Pray for Christians in India

Pray for Christians in India

Every week, the stories come. A Christian prayer group attacked while meeting in a private home. A local evangelist beaten by a mob and driven from his village. A Christian family forced to flee their home before the rage of an incited band of radicals. Church services disrupted, pastors beaten, church buildings burned down.

The stories usually share a common ending. Police and local authorities do little or nothing to protect the Christians or punish the perpetrators. Often times it is the Christians who are arrested for bringing charges against those who attacked them.

Most of the stories come from India where states such as Orissa, Chhattisgarh, Madhya Pradesh and Gujarat — stretching across the middle of the country — have anti-conversion laws that make it illegal for a Hindu to convert to any other religion. It was in Orissa that Australian Baptist missionary Graham Staines and his two sons were burned to death in their car as they slept and where missionary leaders with decades of service have been expelled.

Now the Vishwa Hindu Parishad (VHP), or World Hindu Council, wants a national anti-conversion law for all of India. On Aug. 25, Mohan Joshi, national secretary of the VHP, said, “The law should have provision to penalize foreign nationals and organizations engaged in conversion with a fine of 10 lakh rupees (or $22,750) and 10 years of imprisonment to effectively check conversion.”

Slightly more than a year ago, India was on the verge of adopting an anti-conversion law. The ruling Bharatiya Janata Party (BJP), a close ally of the VHP, included an anti-conversion plank in its national platform. Only a surprising — or to some, miraculous — defeat of the BJP prevented the proposal from becoming law. Still India ended up on the list of nations about which the United States Commission on International Religious Freedom had special concerns. Last year, India was listed alongside North Korea, Iran, Burma, Sudan and China.

A year later, the notion of a national anti-conversion law is again front-page news. Why?

The answer is simple. Because of the “increasing number of conversions around the country,” to quote Joshi.

India’s more than 1 billion people are 80 percent Hindu. But the second most populous nation in the world has a Muslim population estimated at between 130–150 million. It is the second largest concentration of Muslims in the world and rivals the combined population of all countries in the Arab Middle East.

The Christian population numbers more than 24 million. Some such as the Thomas Christians trace their origins back to the time when the apostle Thomas preached the gospel in India where he was martyred, according to the best records. About 19 million Christians are considered evangelical, including about 2.5 million Baptists.

Though the numbers may sound impressive, the Christian population makes up less than 3 percent of India’s total population. But that is changing. Indian states such as Nagaland and Mizoram are strongly Christian.
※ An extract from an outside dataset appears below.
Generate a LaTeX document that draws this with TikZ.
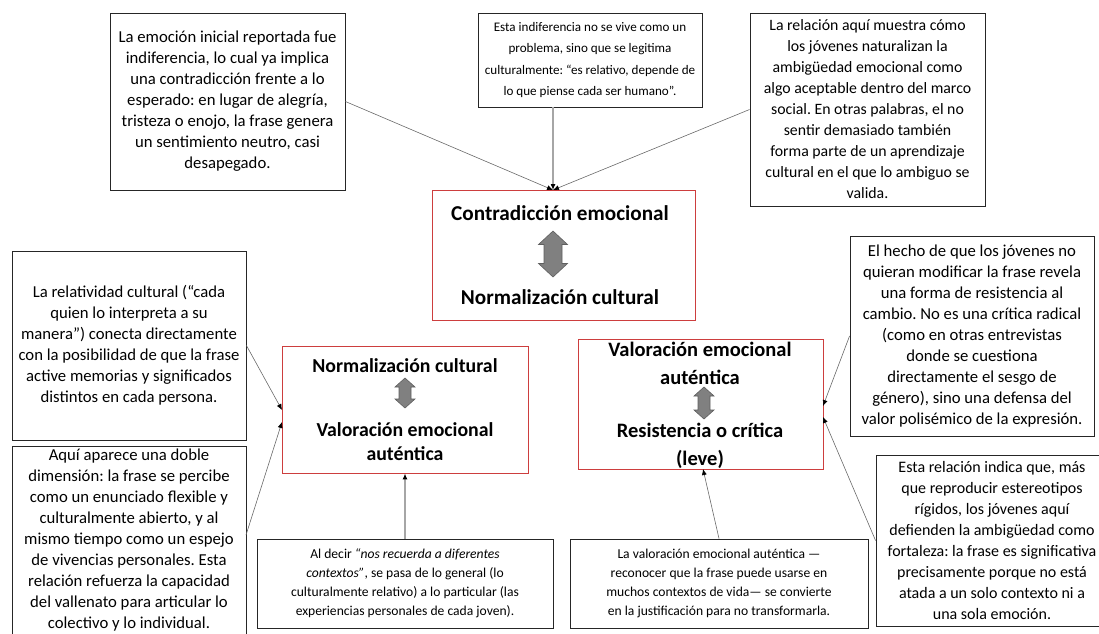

Nagaland is reportedly 80 percent Christian. These national Christians are strong witnesses and have home missionaries serving in several neighboring states.

According to the International Mission Board (IMB) of the Southern Baptist Convention (SBC), 4,000 new house churches were started in the state of Uttar Pradesh in the last two years. The IMB also reports the founding of 5,000 new churches in north India, locations unspecified, in the last 10 years.

Hindus and Muslims are both responsive to the Christian gospel, the IMB reports. One SBC representative wrote, “With the Muslim devotion to Allah and the Hindus pantheon of 300 million gods, we never hear, ‘Is there a god?’ We hear three questions: ‘Who is god in this place?’ ‘What power does he have?’ ‘How do I get him to help me?’

“For the Christian, that is a great opportunity. Our God is everywhere. He is all powerful. When His children ask for help — He helps.”

The IMB reported 180,000 baptisms from the South Asia region, including India, in 2003. There were dramatic increases in Bible studies and discipleship programs. Obviously God is at work in India.

The growth of Christianity, as well as the growth of Islam, has many Hindu leaders worried. So worried that they have abandoned the traditional toleration of Hinduism and turned to intolerance. They use brute force and intimidation to try and stop the spread of the gospel in villages and among various ethnic and caste groups.

Now the World Hindu Council would make conversion a crime punishable by prison. How fearful they must be of people’s choices once they hear the good news of God’s love made known through Jesus Christ.

Persecution did not stop the church in New Testament times. It will not stop the church in the 21st century. Indian Christians brave the wrath of radical Hindu nationalists every day to preach Jesus Christ. They are a worthy example to those of us in the West who live in security yet fail to witness for our Lord.

Pray for these brave men and women, these Indian Christians, and pray for the political circumstances in which they live. Every person should be free to worship God as conscience dictates without support or hindrance from government authorities. Religious freedom is a God-given right of every person and should not be limited by political power.